Task instructions — All of the data should be repeated exactly; pictures are not part of the copy.

***

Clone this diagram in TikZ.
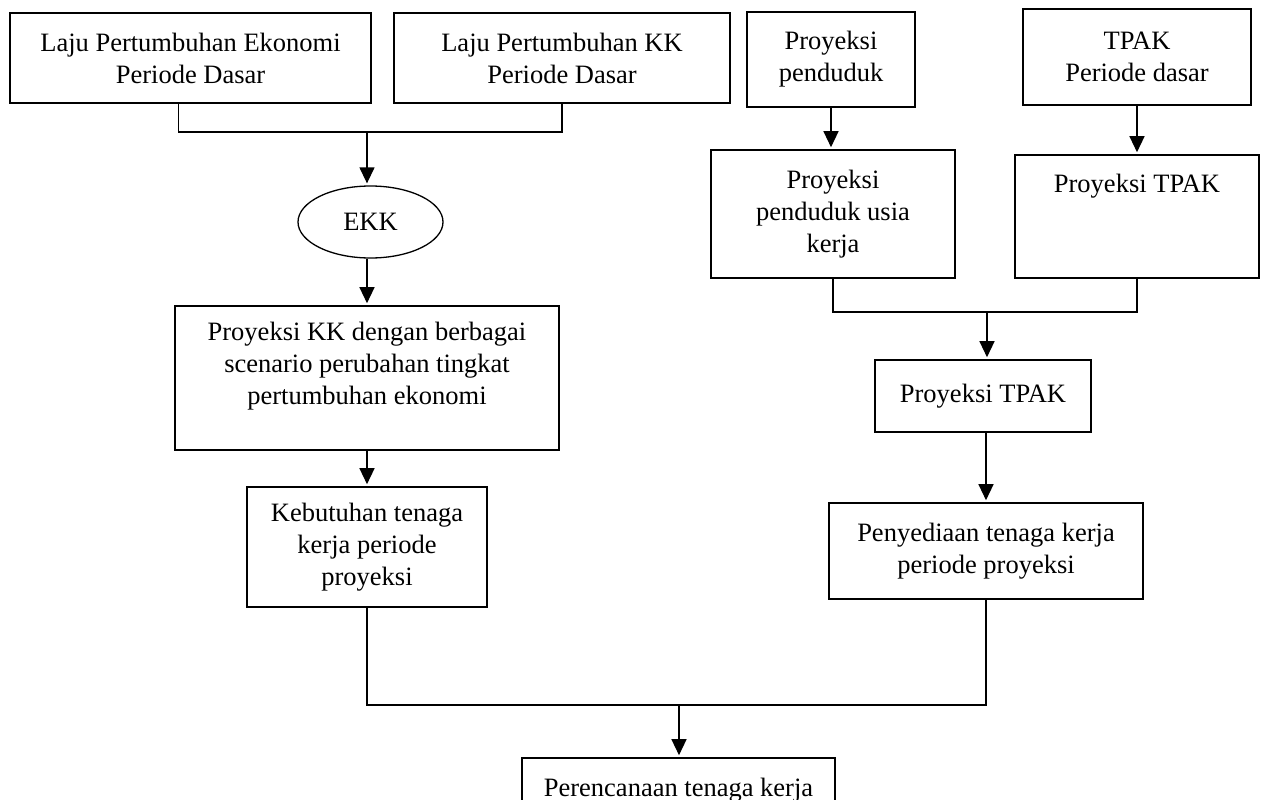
\documentclass[tikz,border=0pt]{standalone}
\usepackage{fontspec}
\setmainfont{Liberation Serif}
\usepackage{tikz}
\usetikzlibrary{arrows.meta,shapes.geometric}

\begin{document}
\begin{tikzpicture}[x=1pt, y=-1pt,
        kotak/.style={draw=black, line width=1.6pt, inner sep=0pt, align=center, font=\fontsize{26.5}{32}\selectfont},
        garis/.style={black, line width=1.3pt},
        panah/.style={black, line width=1.3pt, -{Triangle[length=16pt, width=15pt]}, shorten >=2pt}]
        \useasboundingbox (0,0) rectangle (1267,800);
        \clip (0,0) rectangle (1267,800);

        \node[kotak, minimum width=361pt, minimum height=90pt] (lpe) at (190.5,58) {Laju Pertumbuhan Ekonomi\\Periode Dasar};
        \node[kotak, minimum width=336pt, minimum height=90pt] (lpk) at (562,58) {Laju Pertumbuhan KK\\Periode Dasar};
        \node[kotak, minimum width=168pt, minimum height=95pt] (ppd) at (831,59.5) {Proyeksi\\penduduk};
        \node[kotak, minimum width=228pt, minimum height=96pt] (tpd) at (1137,57) {TPAK\\Periode dasar};

        \node[kotak, ellipse, line width=1.3pt, minimum width=145pt, minimum height=72pt] (ekk) at (370.5,222) {EKK};
        \node[kotak, minimum width=384pt, text height=98pt, text depth=46pt] (pkk) at (367,378) {Proyeksi KK dengan berbagai\\scenario perubahan tingkat\\pertumbuhan ekonomi};
        \node[kotak, minimum width=240pt, minimum height=120pt] (kbt) at (367,547) {Kebutuhan tenaga\\kerja periode\\proyeksi};

        \node[kotak, minimum width=244pt, minimum height=128pt] (puk) at (833,214) {Proyeksi\\penduduk usia\\kerja};
        \node[kotak, minimum width=244pt, text height=37pt, text depth=86pt] (tpk) at (1137,216.5) {Proyeksi TPAK};
        \node[kotak, minimum width=216pt, minimum height=72pt] (tpp) at (983,396) {Proyeksi TPAK};
        \node[kotak, minimum width=314pt, minimum height=96pt] (pny) at (986,551) {Penyediaan tenaga kerja\\periode proyeksi};

        \node[kotak, minimum width=313pt, minimum height=64pt] (prc) at (678.5,790) {Perencanaan tenaga kerja};

        \coordinate (c1) at (367,132);
        \coordinate (c2) at (987,312);
        \coordinate (c3) at (679,705);

        \draw[garis] ([xshift=-12pt]lpe.south) |- (c1) -| (lpk.south);
        \draw[panah] (c1) -- (c1 |- ekk.north);
        \draw[panah] (ekk.south -| c1) -- (c1 |- pkk.north);
        \draw[panah] (pkk.south) -- (kbt.north);

        \draw[panah] (ppd.south) -- (ppd.south |- puk.north);
        \draw[panah] (tpd.south) -- (tpk.north);
        \draw[garis] (puk.south) |- (c2) -| (tpk.south);
        \draw[panah] (c2) -- (c2 |- tpp.north);
        \draw[panah] (pny.north |- tpp.south) -- (pny.north);

        \draw[garis] (kbt.south) |- (c3) -| (pny.south);
        \draw[panah] (c3) -- (c3 |- prc.north);
\end{tikzpicture}
\end{document}
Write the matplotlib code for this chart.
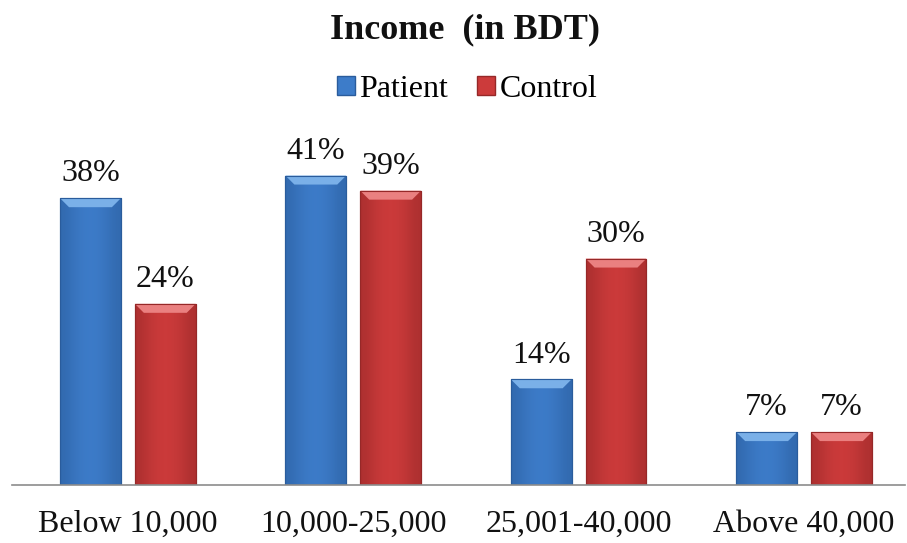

***

Answer in full —
Clone this diagram in TikZ.
\documentclass[tikz,border=0pt]{standalone}
\usepackage{fontspec}
\setmainfont{Liberation Serif}
\usepackage{tikz}
\usetikzlibrary{arrows.meta,shapes.geometric}

\begin{document}
\begin{tikzpicture}[x=1pt, y=-1pt,
        kotak/.style={draw=black, line width=1.6pt, inner sep=0pt, align=center, font=\fontsize{26.5}{32}\selectfont},
        garis/.style={black, line width=1.3pt},
        panah/.style={black, line width=1.3pt, -{Triangle[length=16pt, width=15pt]}, shorten >=2pt}]
        \useasboundingbox (0,0) rectangle (1267,800);
        \clip (0,0) rectangle (1267,800);

        \node[kotak, minimum width=361pt, minimum height=90pt] (lpe) at (190.5,58) {Laju Pertumbuhan Ekonomi\\Periode Dasar};
        \node[kotak, minimum width=336pt, minimum height=90pt] (lpk) at (562,58) {Laju Pertumbuhan KK\\Periode Dasar};
        \node[kotak, minimum width=168pt, minimum height=95pt] (ppd) at (831,59.5) {Proyeksi\\penduduk};
        \node[kotak, minimum width=228pt, minimum height=96pt] (tpd) at (1137,57) {TPAK\\Periode dasar};

        \node[kotak, ellipse, line width=1.3pt, minimum width=145pt, minimum height=72pt] (ekk) at (370.5,222) {EKK};
        \node[kotak, minimum width=384pt, text height=98pt, text depth=46pt] (pkk) at (367,378) {Proyeksi KK dengan berbagai\\scenario perubahan tingkat\\pertumbuhan ekonomi};
        \node[kotak, minimum width=240pt, minimum height=120pt] (kbt) at (367,547) {Kebutuhan tenaga\\kerja periode\\proyeksi};

        \node[kotak, minimum width=244pt, minimum height=128pt] (puk) at (833,214) {Proyeksi\\penduduk usia\\kerja};
        \node[kotak, minimum width=244pt, text height=37pt, text depth=86pt] (tpk) at (1137,216.5) {Proyeksi TPAK};
        \node[kotak, minimum width=216pt, minimum height=72pt] (tpp) at (983,396) {Proyeksi TPAK};
        \node[kotak, minimum width=314pt, minimum height=96pt] (pny) at (986,551) {Penyediaan tenaga kerja\\periode proyeksi};

        \node[kotak, minimum width=313pt, minimum height=64pt] (prc) at (678.5,790) {Perencanaan tenaga kerja};

        \coordinate (c1) at (367,132);
        \coordinate (c2) at (987,312);
        \coordinate (c3) at (679,705);

        \draw[garis] ([xshift=-12pt]lpe.south) |- (c1) -| (lpk.south);
        \draw[panah] (c1) -- (c1 |- ekk.north);
        \draw[panah] (ekk.south -| c1) -- (c1 |- pkk.north);
        \draw[panah] (pkk.south) -- (kbt.north);

        \draw[panah] (ppd.south) -- (ppd.south |- puk.north);
        \draw[panah] (tpd.south) -- (tpk.north);
        \draw[garis] (puk.south) |- (c2) -| (tpk.south);
        \draw[panah] (c2) -- (c2 |- tpp.north);
        \draw[panah] (pny.north |- tpp.south) -- (pny.north);

        \draw[garis] (kbt.south) |- (c3) -| (pny.south);
        \draw[panah] (c3) -- (c3 |- prc.north);
\end{tikzpicture}
\end{document}
Write the matplotlib code for this chart.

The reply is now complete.